> Exercise
The lines from the top of the material below through the line containing "import numpy as np" are to be printed exactly, with pictures omitted.

===== Data segment

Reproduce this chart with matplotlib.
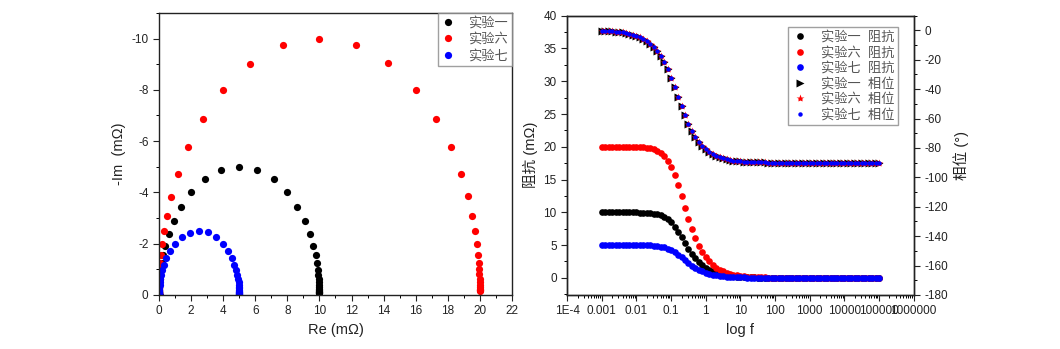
import matplotlib
matplotlib.use('Agg')
import matplotlib.pyplot as plt
from matplotlib.ticker import MultipleLocator, FixedLocator, FixedFormatter, LogLocator, NullFormatter
import numpy as np

plt.rcParams['font.family'] = ['Liberation Sans', 'Noto Sans CJK SC']
plt.rcParams['axes.unicode_minus'] = False

# frequency points (10 per decade, 0.001 .. 100000)
freq = [1e-3, 1.26e-3, 1.58e-3, 2.0e-3, 2.51e-3, 3.16e-3, 3.98e-3, 5.01e-3, 6.31e-3, 7.94e-3,
        1e-2, 1.26e-2, 1.58e-2, 2.0e-2, 2.51e-2, 3.16e-2, 3.98e-2, 5.01e-2, 6.31e-2, 7.94e-2,
        1e-1, 1.26e-1, 1.58e-1, 2.0e-1, 2.51e-1, 3.16e-1, 3.98e-1, 5.01e-1, 6.31e-1, 7.94e-1,
        1.0, 1.26, 1.58, 2.0, 2.51, 3.16, 3.98, 5.01, 6.31, 7.94,
        10, 12.6, 15.8, 20.0, 25.1, 31.6, 39.8, 50.1, 63.1, 79.4,
        100, 126, 158, 200, 251, 316, 398, 501, 631, 794,
        1000, 1260, 1580, 2000, 2510, 3160, 3980, 5010, 6310, 7940,
        1e4, 1.26e4, 1.58e4, 2.0e4, 2.51e4, 3.16e4, 3.98e4, 5.01e4, 6.31e4, 7.94e4,
        1e5]

# impedance magnitude (mOhm)
mag_1 = [10.0, 10.0, 10.0, 10.0, 10.0, 10.0, 10.0, 9.99, 9.99, 9.99,
         9.98, 9.97, 9.95, 9.92, 9.88, 9.81, 9.70, 9.54, 9.29, 8.94,
         8.46, 7.83, 7.07, 6.22, 5.34, 4.48, 3.70, 3.02, 2.44, 1.96,
         1.57, 1.25, 0.99, 0.79, 0.63, 0.50, 0.40, 0.32, 0.25, 0.20,
         0.16, 0.13, 0.10, 0.08, 0.06, 0.05, 0.04, 0.03, 0.03, 0.02,
         0.02, 0.01, 0.01] + [0.0] * 28
mag_6 = [20.0, 20.0, 20.0, 20.0, 20.0, 20.0, 20.0, 19.99, 19.98, 19.97,
         19.96, 19.94, 19.90, 19.84, 19.75, 19.61, 19.40, 19.07, 18.58, 17.88,
         16.91, 15.66, 14.14, 12.44, 10.67, 8.96, 7.40, 6.03, 4.87, 3.91,
         3.13, 2.50, 1.99, 1.58, 1.26, 1.00, 0.80, 0.63, 0.50, 0.40,
         0.32, 0.25, 0.20, 0.16, 0.13, 0.10, 0.08, 0.06, 0.05, 0.04,
         0.03, 0.03, 0.02, 0.02, 0.01, 0.01, 0.01] + [0.0] * 24
mag_7 = [5.0, 5.0, 5.0, 5.0, 5.0, 5.0, 5.0, 5.0, 5.0, 4.99,
         4.99, 4.98, 4.98, 4.96, 4.94, 4.90, 4.85, 4.77, 4.65, 4.47,
         4.23, 3.92, 3.54, 3.11, 2.67, 2.24, 1.85, 1.51, 1.22, 0.98,
         0.78, 0.62, 0.50, 0.40, 0.32, 0.25, 0.20, 0.16, 0.13, 0.10,
         0.08, 0.06, 0.05, 0.04, 0.03, 0.03, 0.02, 0.02, 0.01, 0.01] + [0.0] * 31

# phase (degrees), identical for the three runs
phase = [-0.4, -0.5, -0.6, -0.7, -0.9, -1.1, -1.4, -1.8, -2.3, -2.9,
         -3.6, -4.5, -5.7, -7.2, -9.0, -11.3, -14.1, -17.6, -21.7, -26.6,
         -32.3, -38.5, -45.0, -51.5, -57.7, -63.4, -68.3, -72.5, -75.9, -78.7,
         -81.0, -82.8, -84.3, -85.5, -86.4, -87.1, -87.7, -88.2, -88.6, -88.9,
         -89.1, -89.3, -89.4, -89.5, -89.6, -89.7, -89.8, -89.8, -89.9, -89.9,
         -89.9, -89.9, -89.9] + [-90.0] * 28

labels = ['实验一', '实验六', '实验七']
colors = ['#000000', '#ff0000', '#0000ff']
mags = [mag_1, mag_6, mag_7]

fig = plt.figure(figsize=(10.6, 3.49), dpi=100)
ax1 = fig.add_axes([0.150, 0.155, 0.333, 0.808])
ax2 = fig.add_axes([0.535, 0.155, 0.327, 0.800])
ax3 = ax2.twinx()

tc = '#222222'
ph = np.radians(phase)

# Nyquist
for m, c, lab in zip(mags, colors, labels):
    m = np.array(m)
    ax1.plot(m * np.cos(ph), m * np.sin(ph), 'o', color=c, ms=5.2, mec='none', label=lab)
ax1.set_xlim(0, 22)
ax1.set_ylim(0, -11)
ax1.xaxis.set_major_locator(MultipleLocator(2))
ax1.xaxis.set_minor_locator(MultipleLocator(1))
ax1.yaxis.set_major_locator(MultipleLocator(2))
ax1.yaxis.set_minor_locator(MultipleLocator(1))
ax1.set_xlabel('Re (mΩ)', fontsize=10.5, color=tc)
ax1.set_ylabel('-Im  (mΩ)', fontsize=10.5, color=tc)
leg1 = ax1.legend(loc='upper right', bbox_to_anchor=(1, 1), borderaxespad=0, fontsize=9.5,
                  frameon=True, fancybox=False, edgecolor='#888888', labelspacing=0.25,
                  handletextpad=1.0, borderpad=0.3, handlelength=1.0)
for t in leg1.get_texts():
    t.set_color('#555555')

# Bode
for m, c, lab in zip(mags, colors, labels):
    ax2.plot(freq, m, 'o', color=c, ms=4.8, mec='none', label=lab + '  阻抗')
ax3.plot(freq, phase, '>', color='#000000', ms=5.5, mec='none', label='实验一  相位')
ax3.plot(freq, phase, '*', color='#ff0000', ms=6, mec='none', label='实验六  相位')
ax3.plot(freq, phase, 'o', color='#0000ff', ms=3.2, mec='none', label='实验七  相位')

ax2.set_xscale('log')
ax2.set_xlim(1e-4, 1e6)
ax2.set_ylim(-2.6, 40)
ax3.set_ylim(-180, 10)
xt = [1e-4, 1e-3, 1e-2, 1e-1, 1, 10, 100, 1000, 1e4, 1e5, 1e6]
xl = ['1E-4', '0.001', '0.01', '0.1', '1', '10', '100', '1000', '10000', '100000', '1000000']
ax2.xaxis.set_major_locator(FixedLocator(xt))
ax2.xaxis.set_major_formatter(FixedFormatter(xl))
ax2.xaxis.set_minor_locator(LogLocator(base=10, subs=np.arange(2, 10), numticks=20))
ax2.xaxis.set_minor_formatter(NullFormatter())
ax2.yaxis.set_major_locator(MultipleLocator(5))
ax2.yaxis.set_minor_locator(MultipleLocator(2.5))
ax3.yaxis.set_major_locator(MultipleLocator(20))
ax3.yaxis.set_minor_locator(MultipleLocator(10))
ax2.set_xlabel('log f', fontsize=10.5, color=tc)
ax2.set_ylabel('阻抗 (mΩ)', fontsize=10.5, color=tc)
ax3.set_ylabel('相位 (°)', fontsize=10.5, color=tc)

h2, l2 = ax2.get_legend_handles_labels()
h3, l3 = ax3.get_legend_handles_labels()
leg2 = ax3.legend(h2 + h3, l2 + l3, loc='upper right', bbox_to_anchor=(0.955, 0.96),
                  borderaxespad=0, fontsize=9.5, frameon=True, fancybox=False,
                  edgecolor='#888888', labelspacing=0.2, handletextpad=1.0,
                  borderpad=0.3, handlelength=1.2)
for t in leg2.get_texts():
    t.set_color('#555555')

for ax in (ax1, ax2, ax3):
    ax.tick_params(which='major', direction='out', length=4, width=0.8, labelsize=8.5,
                   colors='#222222')
    ax.tick_params(which='minor', direction='out', length=2, width=0.7)
    for s in ax.spines.values():
        s.set_linewidth(1.0)
        s.set_color('#222222')

fig.savefig('out.png', dpi=100)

==========

> Finished answer
Reproduce this chart with matplotlib.
import matplotlib
matplotlib.use('Agg')
import matplotlib.pyplot as plt
from matplotlib.ticker import MultipleLocator, FixedLocator, FixedFormatter, LogLocator, NullFormatter
import numpy as np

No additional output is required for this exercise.